In a historical and cross-cultural perspective the fact cannot be denied that most democracies failed. Many formerly democratic countries do not have a democratic government now. Many countries have never known democracy. Only western democracies for a short while – maybe to be dated from the fall of Soviet communism to the rise of radical Islam – believed themselves invincible. It may therefore seem expedient to think about political alternatives once more and to study threats to democracy from within and without as well as common modes of failure of democracy across times and cultures. Will people’s disillusion with democratic practices (such as the impact money has on campaigning), mass politics, and the equal inconsequence of everyone’s vote ultimately terminate democracy? Spengler said: “As then sceptre and crown, so now peoples’ rights are paraded for the multitude, and all the more punctiliously the less they really signify.”
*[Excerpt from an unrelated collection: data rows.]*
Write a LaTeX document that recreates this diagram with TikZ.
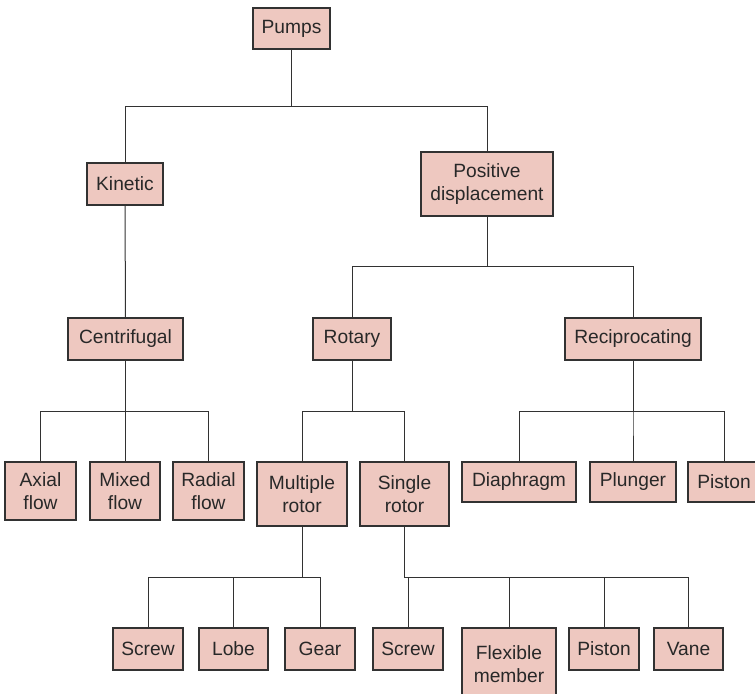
\documentclass[tikz,border=0pt]{standalone}
\usepackage{fontspec}
\setmainfont{Liberation Sans}
\definecolor{boxfill}{RGB}{238,200,192}
\definecolor{boxline}{RGB}{50,50,50}
\definecolor{boxtext}{RGB}{40,40,40}
\tikzset{
  pbox/.style={draw=boxline, line width=0.6pt, fill=boxfill, text=boxtext,
    inner xsep=2pt, inner ysep=1pt, align=center,
    font=\fontsize{9.6}{11.5}\selectfont},
  link/.style={draw=boxline, line width=0.5pt}
}
\begin{document}
\begin{tikzpicture}[x=0.5pt,y=-0.5pt]

\useasboundingbox (0,0) rectangle (755,693);
\clip (0,0) rectangle (755,693);

% bus lines
\coordinate (b1) at (0,106);
\coordinate (b2) at (0,266);
\coordinate (b3) at (0,411);
\coordinate (b4) at (0,577);

% Top
\node[pbox, minimum width=38.5pt, minimum height=20.5pt] (pumps) at (291.5,28.5) {Pumps};

\node[pbox, minimum width=38pt, minimum height=21pt] (kin) at (125,184) {Kinetic};
\node[pbox, minimum width=66pt, minimum height=32pt] (pd) at (487,184) {Positive\\displacement};

% Kinetic
\node[pbox, minimum width=57.5pt, minimum height=21pt] (cen) at (125.5,339) {Centrifugal};

\node[pbox, minimum width=35.5pt, minimum height=29pt] (axial) at (40.5,491) {Axial\\flow};
\node[pbox, minimum width=35pt, minimum height=29pt] (mixed) at (125,491) {Mixed\\flow};
\node[pbox, minimum width=35.5pt, minimum height=29pt] (radial) at (208.5,491) {Radial\\flow};

% Positive displacement
\node[pbox, minimum width=39pt, minimum height=21pt] (rot) at (352,339) {Rotary};
\node[pbox, minimum width=68pt, minimum height=21pt] (rec) at (633,339) {Reciprocating};

\node[pbox, minimum width=45pt, minimum height=32pt] (multi) at (302,494) {Multiple\\rotor};
\node[pbox, minimum width=44.5pt, minimum height=32pt] (single) at (404.5,494) {Single\\rotor};

\node[pbox, minimum width=57pt, minimum height=20pt] (dia) at (519,482) {Diaphragm};
\node[pbox, minimum width=43pt, minimum height=20pt] (plu) at (633,482) {Plunger};
\node[pbox, minimum width=36pt, minimum height=20pt] (pis) at (724,482) {Piston};

% Rotors
\node[pbox, minimum width=35pt, minimum height=21pt] (scr) at (148,649) {Screw};
\node[pbox, minimum width=34.5pt, minimum height=21pt] (lobe) at (233.5,649) {Lobe};
\node[pbox, minimum width=35pt, minimum height=21pt] (gear) at (320,649) {Gear};

\node[pbox, minimum width=35pt, minimum height=21pt] (scrs) at (408,649) {Screw};
\node[pbox, minimum width=47pt, minimum height=36pt] (flex) at (509,664) {Flexible\\member};
\node[pbox, minimum width=35pt, minimum height=21pt] (pist) at (604,649) {Piston};
\node[pbox, minimum width=34.5pt, minimum height=21pt] (vane) at (688.5,649) {Vane};

% links
\foreach \c in {kin,pd}
  \draw[link] (pumps.south) |- (b1 -| \c.north) -- (\c.north);
\draw[link] (kin.south) -- (cen.north);
\foreach \c in {axial,mixed,radial}
  \draw[link] (cen.south) |- (b3 -| \c.north) -- (\c.north);
\foreach \c in {rot,rec}
  \draw[link] (pd.south) |- (b2 -| \c.north) -- (\c.north);
\foreach \c in {multi,single}
  \draw[link] (rot.south) |- (b3 -| \c.north) -- (\c.north);
\foreach \c in {dia,plu,pis}
  \draw[link] (rec.south) |- (b3 -| \c.north) -- (\c.north);
\foreach \c in {scr,lobe,gear}
  \draw[link] (multi.south) |- (b4 -| \c.north) -- (\c.north);
\foreach \c in {scrs,flex,pist,vane}
  \draw[link] (single.south) |- (b4 -| \c.north) -- (\c.north);

\end{tikzpicture}
\end{document}
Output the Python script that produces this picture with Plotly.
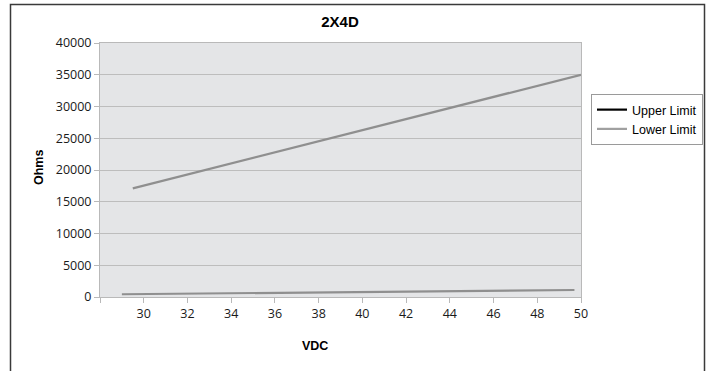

This workshop invites papers on any aspect of “The Decline of the West” as well as on non-Spenglerian political theory and philosophy that engages Spengler’s concerns. Spengler expected the final stage of western civilization for the years 2000 to 2200. We have now entered that period and it will be timely to revisit his predictions and see to what extent they have, or have not, come true yet. Within these parameters, it is up to participants how they frame the relevance of Spengler’s thought and concepts to political theory. Questions to be addressed may include, but are not limited to: Will we have to fall back, post democracy, into the abyss of authoritarian despotism, as envisaged by political thinkers and philosophers from Plato and Aristotle to Nietzsche and Spengler? How could the term “Caesarism” be reinterpreted to make sense in our time? Will the “wars” Spengler foresaw for the end time of western civilization still be decided on a battlefield? Has the “Second Religiousness” already begun? Are changes occurring so gradually that we do not notice them? And what, if anything, did Spengler miss in his predictions?
Please send paper proposals to: e.kofmel@sussex.ac.uk or erich.kofmel@sciences-po.org by 30 June 2008. Thank you.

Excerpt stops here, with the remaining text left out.